While Shakespearean plays can call for a cast of thousands, there’s a particular charm to seeing these large epics approached by tightly casted companies, such as The Humanist Project’s five-person production of Macbeth. Using techniques familiar to anyone who’s enjoyed Bedlam’s recent fare, this ensemble manages to transform from hero to villain to halpless lord to short order chef with just a whirl of costume and a change of accent or stance.
This sense of magic is particularly appropriate for Shakespeare’s Macbeth, which is rife with witches, apparitions, and daggers of the mind. However, the danger of this form is that the tricks—which are numerous and largely satisfying—can come at the expense of real emotional connection to the heart of the story. The Humanist Project’s ensemble strives to find that balance, and comes—with only a few misfires—fairly close to managing both sides of the scale.
Claire Warden as Lady Macbeth is the real stand-out. Differentiating her several other characters with ease and an impressive physical prowess, she tackles “Unsex me now” with the full weight of terror for what she’s contemplating, while her relationship with her husband varies beautifully from supportive to furious to smug, making her last dénouement into the full realization of what she’s wrought that much more poignant.

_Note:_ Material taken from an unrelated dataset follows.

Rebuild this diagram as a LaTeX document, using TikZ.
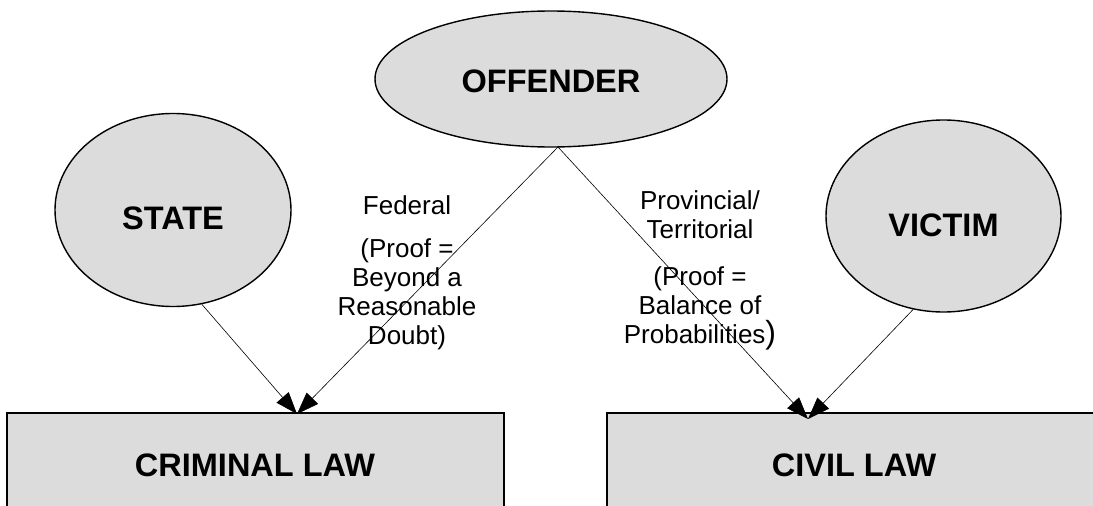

As the titular Macbeth, Michael F. Toomey seems less at ease with his role than expected: although perhaps that’s the point. This Macbeth is not the raging warrior or any man full of vaulting ambition: he’s a pawn, a nervous chess piece unsure of the majority of his actions. While this leads to some wonderful direction from Andrew Borthwick-Leslie early on to highlight the relative incompetence of these two murderers, it doesn’t sit quite as well as the play progresses and blood has its blood. Toomey’s verse work, too, seemed to lack the dynamism that previous Macbeths have discovered; a shame for one of Shakespeare’s more verbose leads.
Filling up the ensemble, Welland H. Scripps delighted with large physical changes from his powerful First Witch, to his overly-humble Duncan, gumshoe-invested Macduff, and nervously manacled Seyton. He even sports a Russian-flavored murderer, obviously meant to juxtapose to Toomey’s red tie wearing Macbeth.
Josephine Wilson is a dynamo as Banquo, bringing a much needed morality whether advising or haunting Macbeth. Her obsequious Lennox and sensual Hecate are well delineated (although Hecate’s singing of “Moondance” mid-play, while seductively rendered, was a conceptual misstep for me). Her power and command of language and emotion made it difficult to watch her Lady Macduff: less for the horror of that scene than the frustration that this actor wasn’t given even juicier roles to inhabit.
Zach Libresco was charged with both sons of Duncan, a conceit that worked half the time but may have been better executed with a tighter cut of the script. His star turn came with the Porter, a show-off piece in any production, which allowed Libresco to let his comic buffoonery run wild. One wishes that his clown work might have extended to his witch, but it was readily picked up in his Macduff son who brought real light to the gentle interplay before the horrific murders.
Credit must go to the design team, particularly scenic designer Emmie Finckel, assisted by Elizabeth Olear, whose abstract chalkboard world defied the usual tendency towards blood, blood, and more blood, and paved the way for hands covered in calcifying chalk. This was echoed in Claire Townsend’s costumes: deconstructed suits and modified black kilts, ornamented with red stitching or frayed with white handprints. Megan Lang’s lighting created dramatic tableaus of light and dark with instruments hung at unusual angles to achieve a sense of disconnect. Trampas Thompson’s fight choreography is solid, with a penchant for neck-slitting that’s truly and happily cringe-worthy. And praise must go to Shiela Bandyopadhyay for her movement choreography, most notable in the witch’s intricate hand choreography to create some Medusa-inspired imagery.
But for all of that, how does the play play? While director Andrew Borthwick-Leslie makes the obvious nod to our current political climate, and provides a fairly clean interpretation of Shakespeare’s classic, there is the sense that Borthwick-Leslie is capable of more. His hope was to present Macbeth in the abstract: a vision which succeeded. But in so doing, each small symbol becomes enormous. So in this chalkboard world, the audience found itself wanting a greater and more focused proliferation of outlined bodies on the floor, or “bloody” handprints on the wall. The use of chalk for Macduff’s infant child (too good to spoil here) was an excellent effect, but the sense of collaborative play that clearly and happily pervaded the rehearsal room would have been supported more by a definitive plan for the use of symbol throughout. That said, there are some scenes of absolute genius: keep an eye out for the short order chef scene in act one, and the closet scene in act two.
As a portrait of ambition and regret, The Humanist Project’s Macbeth is a good night out at the theatre. The company’s inventiveness will intrigue those who have enjoyed Eric Tucker’s work, and Shakespeare fans will be satisfied by a new examination of a timely subject. Recommended.
Macbethperforms at The Secret Theatre in Long Island City, through to Sunday, April 30, 2017.